The Future of Corporate IT Looks a Lot Like Google
by Jeanne G. Harris, Allan E. Alter, and Kelly L Dempski | 12:00 PM July 31, 2013
They tweet. They showroom. They pin and like and yelp. And whenever they do, customers accelerate corporate IT's biggest challenge: to rethink and reinvent itself. The implications stretch beyond any one hot seat in the C-suite.
More than ever, customer experiences are based on a foundation of technology and delivered to a digitally-savvy population. Digital experiences come in many guises: mobile apps, web sites, how-to videos on YouTube, LCD screens on products (think of exercise machines that track calories burned). Some experiences come through channels that companies can influence but not control, such as social networks and review sites.
Digital experiences unleash more ways for companies to influence and satisfy the customer, and differentiate themselves from competitors. But there's a catch for CIOs and other tech-minded executives: to keep creating opportunities, companies must keep changing the experience or fall behind. Each generation of technologies raises customer expectations beyond the last.
In part, this is because customers will keep raising the bar for satisfaction and attention as they use the new technologies and services. But emerging technologies will also enable customer experiences that are far superior to those of today. For example, companies will anticipate customers' future needs, and act like personal advisors. Already, Google Now works on an "anticipate and deliver" basis: the technology delivers information that's needed before it's requested. Companies will assist customers as they cross back and forth between physical stores and the online world. Spanish clothing chain Desigual has moved part of the way there, creating flagship stores in Paris and Barcelona that only stock samples — the customer can try on different looks, then purchase the clothes online.

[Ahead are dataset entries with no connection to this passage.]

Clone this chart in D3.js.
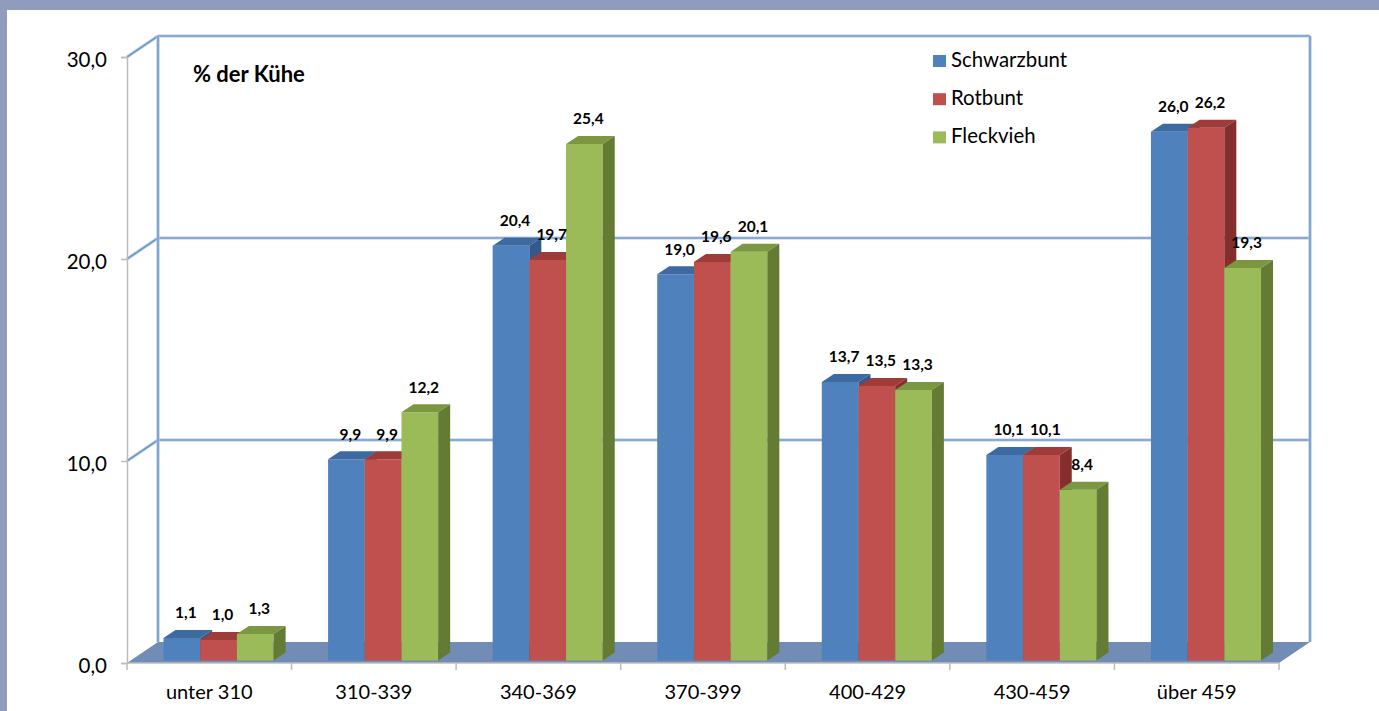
<!DOCTYPE html>
<html>
<head>
<meta charset="utf-8">
<script src="https://cdn.jsdelivr.net/npm/d3@7"></script>
<style>
  html, body { margin: 0; padding: 0; background: #fff; }
  svg { display: block; }
  text { font-family: Lato, "Open Sans", sans-serif; fill: #000; }
</style>
</head>
<body>
<svg id="chart" width="1379" height="711"></svg>
<script>
// ---- data ----
const categories = ["unter 310", "310-339", "340-369", "370-399", "400-429", "430-459", "über 459"];
const seriesNames = ["Schwarzbunt", "Rotbunt", "Fleckvieh"];
const schwarzbunt = [1.1, 9.9, 20.4, 19.0, 13.7, 10.1, 26.0];
const rotbunt     = [1.0, 9.9, 19.7, 19.6, 13.5, 10.1, 26.2];
const fleckvieh   = [1.3, 12.2, 25.4, 20.1, 13.3, 8.4, 19.3];
const yTicks = [0, 10, 20, 30];
const yTitle = "% der Kühe";

const seriesValues = [schwarzbunt, rotbunt, fleckvieh];
const colors = {
  front: ["#4f81bd", "#c0504d", "#9bbb59"],
  top:   ["#3e6aa2", "#9e3c39", "#7b973f"],
  side:  ["#335a8a", "#842f2d", "#647b33"]
};

const svg = d3.select("#chart");
const W = 1379, H = 711;

// frame
svg.append("rect").attr("x", 0).attr("y", 0).attr("width", W).attr("height", H).attr("fill", "#8f9cbe");
svg.append("rect").attr("x", 7).attr("y", 10).attr("width", W - 7).attr("height", H - 10).attr("fill", "#ffffff");

// scales
const x0 = 127, x1 = 1279;
const y = d3.scaleLinear().domain([0, 30]).range([663, 57]);       // front plane
const yBar = d3.scaleLinear().domain([0, 30]).range([660.4, 50.5]); // bar plane
const depth = { dx: 31, dy: -21 };   // wall depth
const barDepth = { dx: 12, dy: -8 };  // bar depth
const xCat = d3.scaleBand().domain(categories).range([x0, x1]).padding(0);
const xSer = d3.scaleBand().domain(seriesNames).range([36.5, 36.5 + 110.1]).padding(0);

const fmt = v => d3.format(".1f")(v).replace(".", ",");

// floor
const floor = [[x0, y(0)], [x1, y(0)], [x1 + depth.dx, y(0) + depth.dy], [x0 + depth.dx, y(0) + depth.dy]];
svg.append("polygon").attr("points", floor.map(p => p.join(",")).join(" ")).attr("fill", "#718db5");

// back wall & side wall grid lines
function blueLine(g, xa, ya, xb, yb) {
  g.append("line").attr("x1", xa).attr("y1", ya).attr("x2", xb).attr("y2", yb)
    .attr("stroke", "#b3c8e3").attr("stroke-width", 3.2);
  g.append("line").attr("x1", xa).attr("y1", ya).attr("x2", xb).attr("y2", yb)
    .attr("stroke", "#5f8dc6").attr("stroke-width", 1.2);
}
const grid = svg.append("g");
yTicks.filter(t => t > 0).forEach(t => {
  const yy = y(t) + depth.dy;
  blueLine(grid, x0 + depth.dx, yy, x1 + depth.dx, yy);
  blueLine(grid, x0, y(t), x0 + depth.dx, yy);
});
blueLine(grid, x0 + depth.dx, y(30) + depth.dy, x0 + depth.dx, y(0) + depth.dy);
blueLine(grid, x1 + depth.dx, y(30) + depth.dy, x1 + depth.dx, y(0) + depth.dy);

// axes (grey)
const axisCol = "#bcbcbc";
const yAxis = d3.axisLeft(y).tickValues(yTicks).tickSize(6).tickFormat(fmt);
const yg = svg.append("g").attr("transform", `translate(${x0},0)`).call(yAxis);
yg.select(".domain").attr("stroke", axisCol).attr("stroke-width", 1.5);
yg.selectAll(".tick line").attr("stroke", axisCol).attr("stroke-width", 1.5);
yg.selectAll(".tick text").attr("x", -20).attr("dy", "0.45em").style("font-size", "20.5px").style("font-family", "Lato, sans-serif").attr("fill", "#000");

const xAxisScale = d3.scaleLinear().domain([0, categories.length]).range([x0, x1]);
const xg = svg.append("g");
xg.append("line").attr("x1", x0).attr("x2", x1).attr("y1", y(0)).attr("y2", y(0)).attr("stroke", axisCol).attr("stroke-width", 1.5);
d3.range(categories.length + 1).forEach(i => {
  xg.append("line").attr("x1", xAxisScale(i)).attr("x2", xAxisScale(i)).attr("y1", y(0)).attr("y2", y(0) + 7)
    .attr("stroke", axisCol).attr("stroke-width", 1.5);
});
xg.selectAll("text.cat").data(categories).join("text").attr("class", "cat")
  .attr("x", d => xCat(d) + xCat.bandwidth() / 2).attr("y", 699)
  .attr("text-anchor", "middle").style("font-size", "20px").text(d => d);

// bars
const barsG = svg.append("g");
const labelsG = svg.append("g");
categories.forEach((c, ci) => {
  seriesNames.forEach((s, si) => {
    const v = seriesValues[si][ci];
    const xl = xCat(c) + xSer(s);
    const xr = xl + xSer.bandwidth();
    const yt = yBar(v), yb = yBar(0);
    const g = barsG.append("g");
    g.append("polygon").attr("points", [[xl, yt], [xr, yt], [xr, yb], [xl, yb]].map(p => p.join(",")).join(" "))
      .attr("fill", colors.front[si]);
    g.append("polygon").attr("points", [[xl, yt], [xr, yt], [xr + barDepth.dx, yt + barDepth.dy], [xl + barDepth.dx, yt + barDepth.dy]].map(p => p.join(",")).join(" "))
      .attr("fill", colors.top[si]);
    g.append("polygon").attr("points", [[xr, yt], [xr + barDepth.dx, yt + barDepth.dy], [xr + barDepth.dx, yb + barDepth.dy], [xr, yb]].map(p => p.join(",")).join(" "))
      .attr("fill", colors.side[si]);
    labelsG.append("text")
      .attr("x", (xl + xr) / 2 + 4).attr("y", yt - 25)
      .attr("dy", "0.35em").attr("text-anchor", "middle")
      .style("font-size", "15.5px").style("font-weight", "bold")
      .text(fmt(v));
  });
});

// title
svg.append("text").attr("x", 193).attr("y", 82).style("font-size", "22px").style("font-weight", "bold").text(yTitle);

// legend
const leg = svg.append("g");
seriesNames.forEach((s, i) => {
  const by = 66.5 + i * 38.2;
  leg.append("rect").attr("x", 933).attr("y", by - 11.5).attr("width", 13).attr("height", 12).attr("fill", colors.front[i]);
  leg.append("text").attr("x", 951).attr("y", by).style("font-size", "20.4px").text(s);
});
</script>
</body>
</html>
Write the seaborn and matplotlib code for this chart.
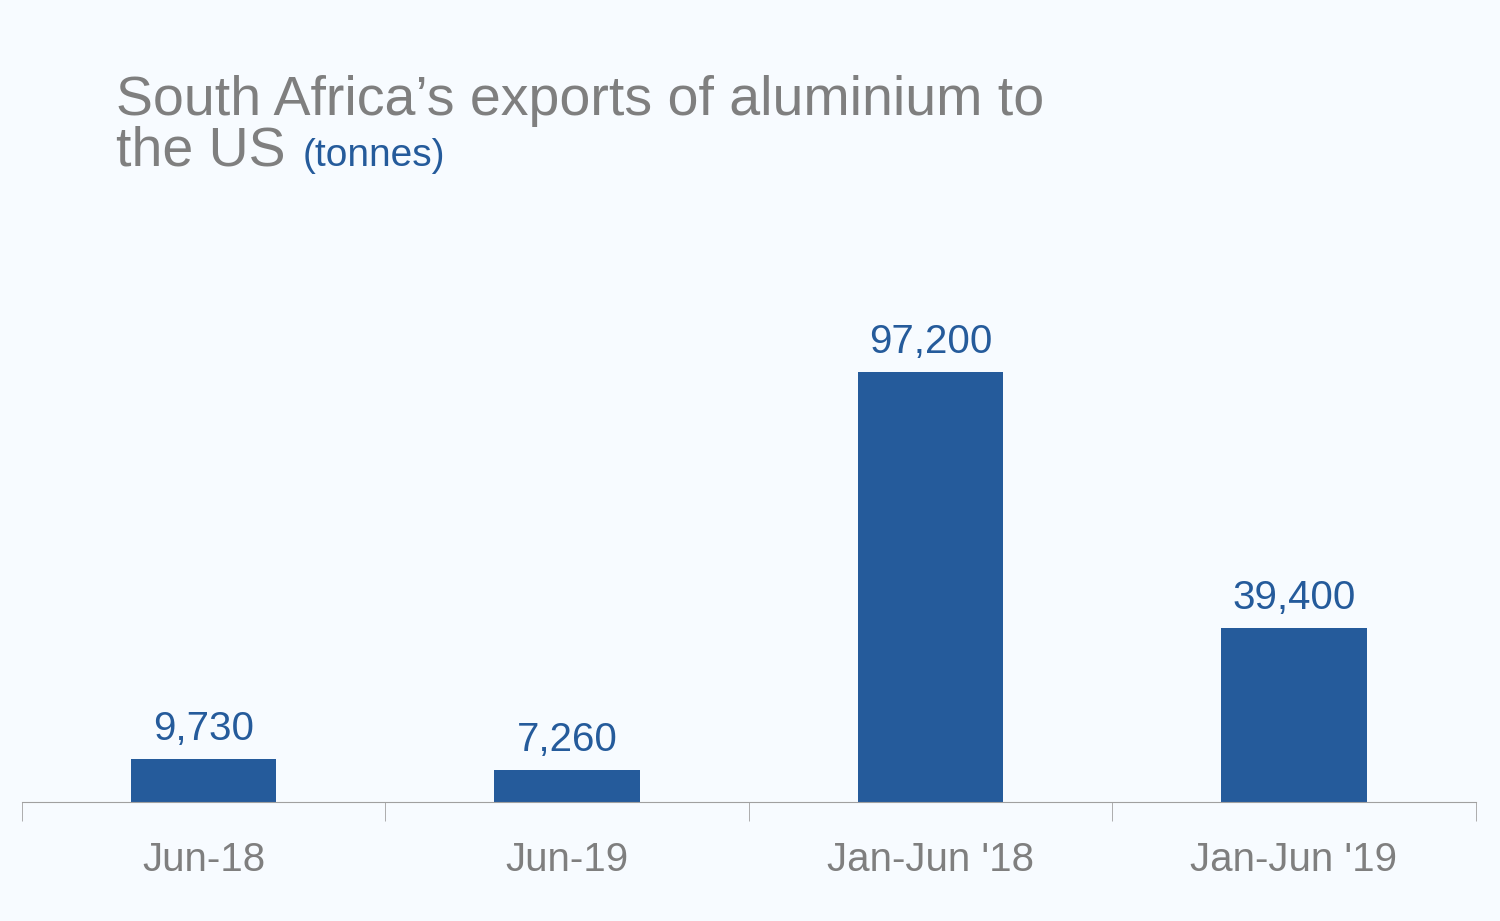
import matplotlib
matplotlib.use("Agg")
import matplotlib.pyplot as plt
import seaborn as sns
import pandas as pd

categories = ["Jun-18", "Jun-19", "Jan-Jun '18", "Jan-Jun '19"]
values = [9730, 7260, 97200, 39400]
labels = ["9,730", "7,260", "97,200", "39,400"]

bg = "#F7FBFF"
blue = "#255B9B"
gray = "#7F7F7F"

df = pd.DataFrame({"cat": categories, "val": values})
fig = plt.figure(figsize=(15, 9.21), dpi=100, facecolor=bg)
ax = fig.add_axes([0.0147, 0.129, 0.969, 0.6])
ax.set_facecolor(bg)
sns.barplot(data=df, x="cat", y="val", color=blue, width=0.4, saturation=1, ax=ax)
ax.set_ylim(0, 125000)
ax.set_xlim(-0.5, 3.5)
for i, (v, l) in enumerate(zip(values, labels)):
    ax.text(i, v + 2500, l, ha="center", va="bottom", fontsize=29, color=blue,
            fontfamily="Liberation Sans")
for s in ["top", "right", "left"]:
    ax.spines[s].set_visible(False)
ax.spines["bottom"].set_color("#A0A0A0")
ax.set_yticks([])
ax.set_xticks([-0.5, 0.5, 1.5, 2.5, 3.5], minor=True)
ax.tick_params(axis="x", which="minor", length=14, color="#A0A0A0")
ax.tick_params(axis="x", which="major", length=0, pad=28, labelsize=29, labelcolor=gray)
for t in ax.get_xticklabels():
    t.set_fontfamily("Liberation Sans")
ax.set_xlabel("")
ax.set_ylabel("")

fig.text(0.077, 0.875, "South Africa’s exports of aluminium to", fontsize=40,
         color=gray, fontfamily="Liberation Sans", va="baseline")
t1 = fig.text(0.077, 0.82, "the US", fontsize=40, color=gray,
              fontfamily="Liberation Sans", va="baseline")
fig.canvas.draw()
bb = t1.get_window_extent()
fig.text(bb.x1 / fig.bbox.width + 0.012, 0.82, "(tonnes)", fontsize=28, color=blue,
         fontfamily="Liberation Sans", va="baseline")
fig.savefig("out.png", dpi=100, facecolor=bg)
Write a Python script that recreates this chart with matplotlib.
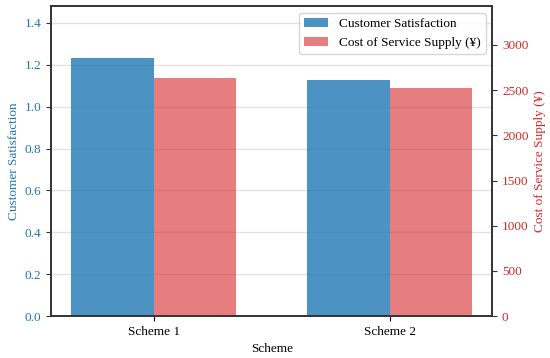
import matplotlib
matplotlib.use('Agg')
from matplotlib import pyplot as plt
import numpy as np

schemes = ['Scheme 1', 'Scheme 2']
satisfaction = [1.231, 1.129]
cost = [2631, 2524]

plt.rcParams['font.family'] = ['Liberation Serif', 'DejaVu Serif']
plt.rcParams['font.size'] = 9.5

fig, ax1 = plt.subplots(figsize=(5.5, 3.58), dpi=100)
ax2 = ax1.twinx()

x = np.arange(len(schemes))
width = 0.35

b1 = ax1.bar(x - width / 2, satisfaction, width, color='tab:blue', alpha=0.8,
             label='Customer Satisfaction')
b2 = ax2.bar(x + width / 2, cost, width, color='tab:red', alpha=0.6,
             label='Cost of Service Supply (¥)')

ax1.set_ylim(0, 1.48)
ax2.set_ylim(0, 3430)
ax1.set_yticks(np.arange(0, 1.41, 0.2))
ax2.set_yticks(np.arange(0, 3001, 500))

ax1.set_xticks(x)
ax1.set_xticklabels(schemes)
ax1.set_xlabel('Scheme')
ax1.set_ylabel('Customer Satisfaction', color='tab:blue', labelpad=3.5)
ax2.set_ylabel('Cost of Service Supply (¥)', color='tab:red', labelpad=4)
ax1.tick_params(axis='y', colors='tab:blue')
ax2.tick_params(axis='y', colors='tab:red')
for ax in (ax1, ax2):
    ax.tick_params(axis='y', which='both', color='#333333')
    for s in ax.spines.values():
        s.set_color('#333333')
        s.set_linewidth(1.2)

ax1.grid(axis='y', color='#dddddd', alpha=0.8, linewidth=1)
ax1.set_axisbelow(True)

ax1.legend([b1, b2], [b1.get_label(), b2.get_label()], loc='upper right',
           handlelength=1.8)

fig.subplots_adjust(left=0.093, right=0.895, top=0.983, bottom=0.117)
plt.savefig('out.png', dpi=100)
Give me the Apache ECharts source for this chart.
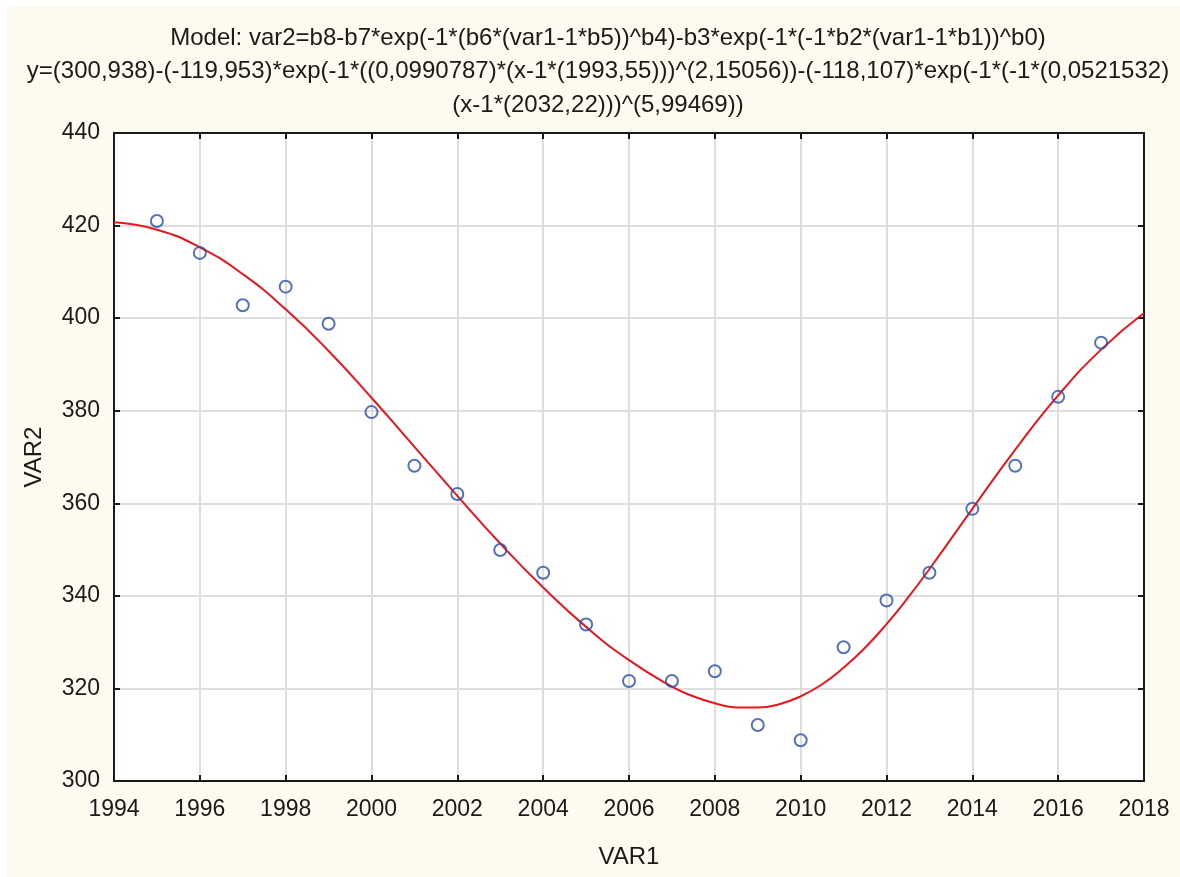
<!DOCTYPE html>
<html>
<head>
<meta charset="utf-8">
<script src="https://cdn.jsdelivr.net/npm/echarts@6/dist/echarts.min.js"></script>
<style>
html,body{margin:0;padding:0;background:#fff;}
#c{width:1180px;height:877px;}
</style>
</head>
<body>
<div id="c"></div>
<script>
// Observed data points
var years = [1995,1996,1997,1998,1999,2000,2001,2002,2003,2004,2005,2006,2007,2008,2009,2010,2011,2012,2013,2014,2015,2016,2017];
var var2 = [421,414.1,402.8,406.8,398.8,379.7,368.1,362.0,349.9,345.0,333.8,321.6,321.6,323.7,312.1,308.8,328.9,339.0,345.0,358.8,368.1,383.0,394.7];
// Fitted curve
var curveX = [1994,1995,1996,1997,1998,1999,2000,2001,2002,2003,2004,2005,2006,2007,2007.5,2008,2008.5,2009,2009.5,2010,2010.5,2011,2011.5,2012,2012.5,2013,2014,2015,2016,2017,2018];
var curveY = [420.7,419.1,415.3,409.5,401.9,392.9,382.8,372.2,361.6,351.3,341.8,333.3,326.1,320.4,318.3,316.8,315.9,315.9,316.6,318.3,320.9,324.5,328.8,333.9,339.6,345.8,358.8,371.6,383.3,393.2,401.1];
var xTicks = {min:1994, max:2018, step:2};
var yTicks = {min:300, max:440, step:20};
var titleLines = [
  'Model: var2=b8-b7*exp(-1*(b6*(var1-1*b5))^b4)-b3*exp(-1*(-1*b2*(var1-1*b1))^b0)',
  'y=(300,938)-(-119,953)*exp(-1*((0,0990787)*(x-1*(1993,55)))^(2,15056))-(-118,107)*exp(-1*(-1*(0,0521532)',
  '(x-1*(2032,22)))^(5,99469))'
];

var pts = years.map(function(y,i){return [y,var2[i]];});
var cpts = curveX.map(function(x,i){return [x,curveY[i]];});

var font = 'Liberation Sans, Arial, Helvetica, sans-serif';
var fs = 23;
var titleCx = [608, 598, 598];
var titleCy = [38.5, 71.8, 105];
var graphics = [{type:'rect', z:-10, silent:true, shape:{x:7,y:6,width:1173,height:871}, style:{fill:'#fdfaef'}}];
titleLines.forEach(function(t,i){
  graphics.push({type:'text', x:titleCx[i], y:titleCy[i], silent:true,
    style:{text:t, font:'24px ' + font, fill:'#1a1a1a', textAlign:'center', textVerticalAlign:'middle', align:'center', verticalAlign:'middle'}});
});

var chart = echarts.init(document.getElementById('c'));
var axisLine = {show:true, lineStyle:{color:'#1a1a1a', width:2}};
var tick = {show:true, inside:true, length:6, lineStyle:{color:'#1a1a1a', width:2}};
chart.setOption({
  backgroundColor:'#ffffff',
  animation:false,
  graphic:graphics,
  grid:{left:114, right:36, top:133, bottom:96, show:true, backgroundColor:'#ffffff', borderWidth:0},
  xAxis:[{
    type:'value', min:xTicks.min, max:xTicks.max, interval:xTicks.step,
    name:'VAR1', nameLocation:'middle', nameGap:64,
    nameTextStyle:{fontFamily:font, fontSize:24, color:'#1a1a1a'},
    axisLine:axisLine, axisTick:tick,
    axisLabel:{fontFamily:font, fontSize:fs, color:'#1a1a1a', margin:17, formatter:function(v){return String(v);}},
    splitLine:{show:true, lineStyle:{color:'#dedede', width:2}}
  },{
    type:'value', position:'top', min:xTicks.min, max:xTicks.max, interval:xTicks.step,
    axisLine:axisLine, axisTick:tick, axisLabel:{show:false}, splitLine:{show:false}
  }],
  yAxis:[{
    type:'value', min:yTicks.min, max:yTicks.max, interval:yTicks.step,
    name:'VAR2', nameLocation:'middle', nameGap:68, nameRotate:90,
    nameTextStyle:{fontFamily:font, fontSize:24, color:'#1a1a1a'},
    axisLine:axisLine, axisTick:tick,
    axisLabel:{fontFamily:font, fontSize:fs, color:'#1a1a1a', margin:14, formatter:function(v){return String(v);}},
    splitLine:{show:true, lineStyle:{color:'#dedede', width:2}}
  },{
    type:'value', position:'right', min:yTicks.min, max:yTicks.max, interval:yTicks.step,
    axisLine:axisLine, axisTick:tick, axisLabel:{show:false}, splitLine:{show:false}
  }],
  series:[{
    type:'line', data:cpts, smooth:0.5, showSymbol:false, symbol:'none',
    lineStyle:{color:'#e8161d', width:2}, z:3
  },{
    type:'scatter', data:pts, symbol:'circle', symbolSize:12,
    itemStyle:{color:'rgba(255,255,255,0)', borderColor:'#2b4ea6', borderWidth:2}, z:4
  }]
});
</script>
</body>
</html>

Tomorrow's digital experiences will offer new kinds of value, solving needs that did not exist before in locations that didn't exist before. When driverless cars roam the freeways, cars are no longer just vehicles. Their interiors will be designed to be whatever passengers want, be it a theatre, office or shopping mall on wheels. And who wants digital gift wrap? An MIT startup called "Delightfully" is betting people who give online gift certificates will appreciate it.
The problem for companies is that once customers see something cool, different or better, they expect to see it everywhere. This puts immense pressure on the organization to keep up with the competition while trying to innovate in its own right. It's a digital arms race, and corporate IT and other functions must be battle-ready.
How can companies exploit digital technologies to deliver compelling customer experiences time and again? Executives across the C-suite will need to work together with corporate IT and F.O.C.U.S.:
Frame strategy based on a new model of customer interaction. Traditional customer acquisition strategies won't work because the path to purchase is no longer linear. Customers now find, evaluate, discuss and buy products nonstop, bounce from one stage to another. A complaint on Facebook or a recommendation on a fan's web site can hasten or redirect a purchase. This upheaval requires a new way of thinking that spans the physical and digital worlds.
Optimize marketing efforts to achieve influence at scale. Word of mouth still influences purchasing behavior. Only now, social networks increase that circle from a few trusted friends and family to hundreds of people online. By studying what customers do with social media, and identifying their sharing patterns, companies can provide attractive online social content at the right time to the right people.
Create new digital experiences by adopting Silicon Valley's approach to innovation. The tech staff at companies like Google, Facebook and LinkedIn use agile, iterative development techniques to deliver improvements fast. They quickly test new services and features with actual customers and data. And by tapping crowdsourcing and open source communities, they bring more ideas to the table and turn them into products fast.
Use in-depth analytics to understand customers better. Creating digital experiences built on cloud and analytics will rewrite how marketing and sales teams work and break down internal silos. For example, when companies capture and analyze their customers' interests, and integrate it with data from other sources, marketers and developers can better predict and influence consumer behaviors and deliver more personalized experiences. Social media and marketing data can also be integrated with warranty data and post sales and service feedback.
Set up enterprise IT that can design, build and run digital experiences. The bottom line for CIOs: to serve the accelerating demands of digital customers, IT organizations will have to behave more like Amazon or Google, and less like their traditional competitors. Legacy systems often prevent it. They are unable to manage unstructured or non-numeric data, or too inflexible to develop new features at Valley-like speed. But that won't be acceptable to other executives. They will wonder why their IT organization can't be more like Facebook's "hackers" and make thousands of bug fixes, improvements and new features each week. For corporate IT to remain relevant, it must get its house in order now or risk irrelevance. If rethinking corporate IT leads to a fresh start for corporate IT, so be it. The business side cannot afford to wait while today's customers tweet, like and yelp.